Intervention de Jean-Luc Mélenchon

Réunion du jeudi 6 février 2020 à 21h50
Commission spéciale chargée d'examiner le projet de loi instituant un système universel de retraite et le projet de loi organique relatif au système universel de retraite

Photo issue du site de l'Assemblée nationale ou de WikipediaJean-Luc Mélenchon :

Il y a tant à dire !

Le collègue Mattei a dit tout à l'heure que, sur un sujet aussi compliqué et technique que celui de la retraite des marins, il valait mieux discuter en dehors du Parlement, et que les choses finiraient ainsi par s'arranger. Or, vous remarquerez qu'avec l'amendement du rapporteur qui vient d'être adopté, on précise les choses à un certain degré de technicité...

Il me semble nécessaire de faire un rappel historique. Les ordonnances étaient un matériau rare dans la Constitution de 1958. Entre le moment où elle a été promulguée et la première fois où le général de Gaulle s'en est servi, il s'est écoulé deux ans, puisque c'était en 1960 – pour des circonstances exceptionnelles, en lien avec la guerre d'Algérie. L'ordonnance n'était pas conçue comme une technique parmi d'autres, qu'on aurait fourrée dans la musette sans y réfléchir.

Tous les adversaires de la Constitution de 1958 ne manquaient pas d'affirmer que les ordonnances constituaient un moyen d'une incroyable brutalité, en ce qu'elles constituent un transfert du législatif vers l'exécutif. Vous pouvez prendre le problème par tous les bouts, vous en reviendrez toujours à cela ! Alors que les parlementaires ont longtemps refusé d'admettre ce procédé, il faudrait aujourd'hui l'accueillir avec joie, vingt-neuf fois d'affilée ?

Notre collègue Elimas a eu raison de rappeler que ce n'est pas la première fois qu'on recourt aux ordonnances... mais c'est bien le problème ! On est passé de 104 utilisations des ordonnances pendant quarante ans à 185 en cinq ans, comme si c'était devenu un mode de légiférer ne différant pas des autres.
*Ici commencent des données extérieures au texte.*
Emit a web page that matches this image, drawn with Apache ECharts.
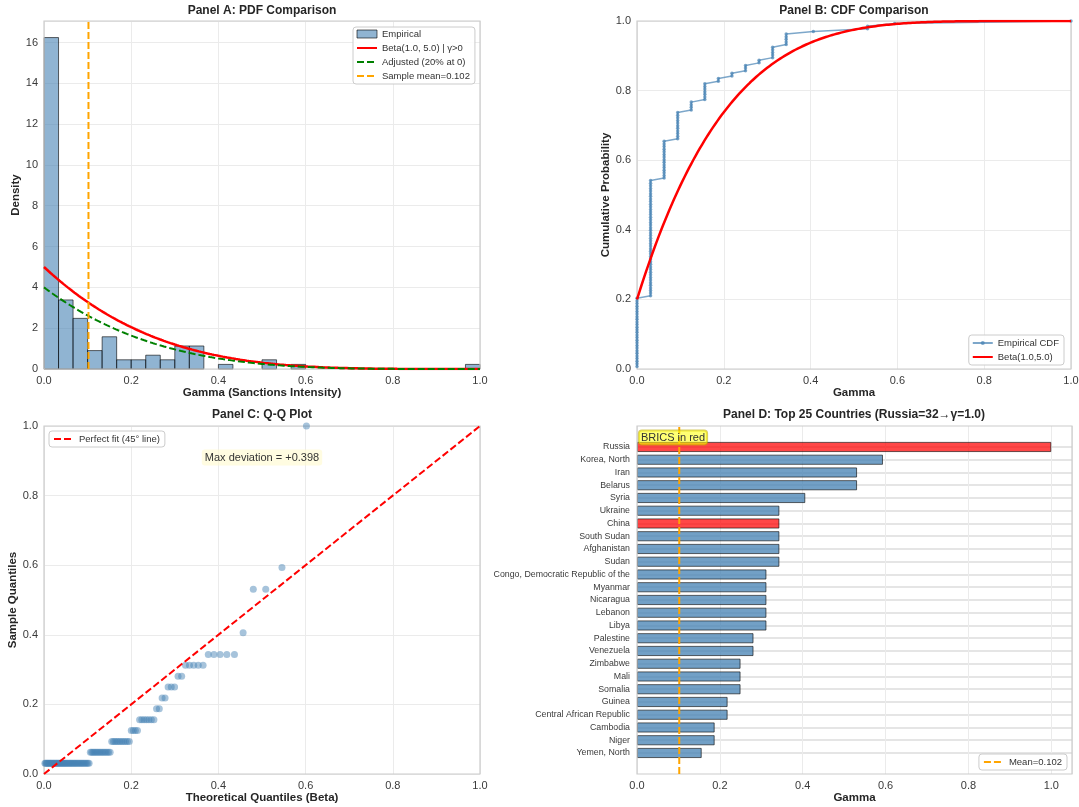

Personnellement, je me moque bien de savoir quel gouvernement, qu'il soit socialiste ou de droite, a utilisé le plus d'ordonnances. Dans notre législation, il a toujours traîné des remugles de l'Ancien Régime. Qu'on se souvienne, par exemple, que le délit d'offense au chef de l'État n'a été supprimé du droit français qu'en 2013 – après l'affaire du « Casse-toi pauvre con ! ». On avait découvert à cette occasion que ce délit remontait à Tibère ! Il en est de même pour les ordonnances, qu'on peut voir comme un héritage de l'autorité législative du roi. De nos jours, gouverner par ordonnances alors qu'il existe une assemblée parlementaire, ce n'est pas une méthode traditionnelle en démocratie.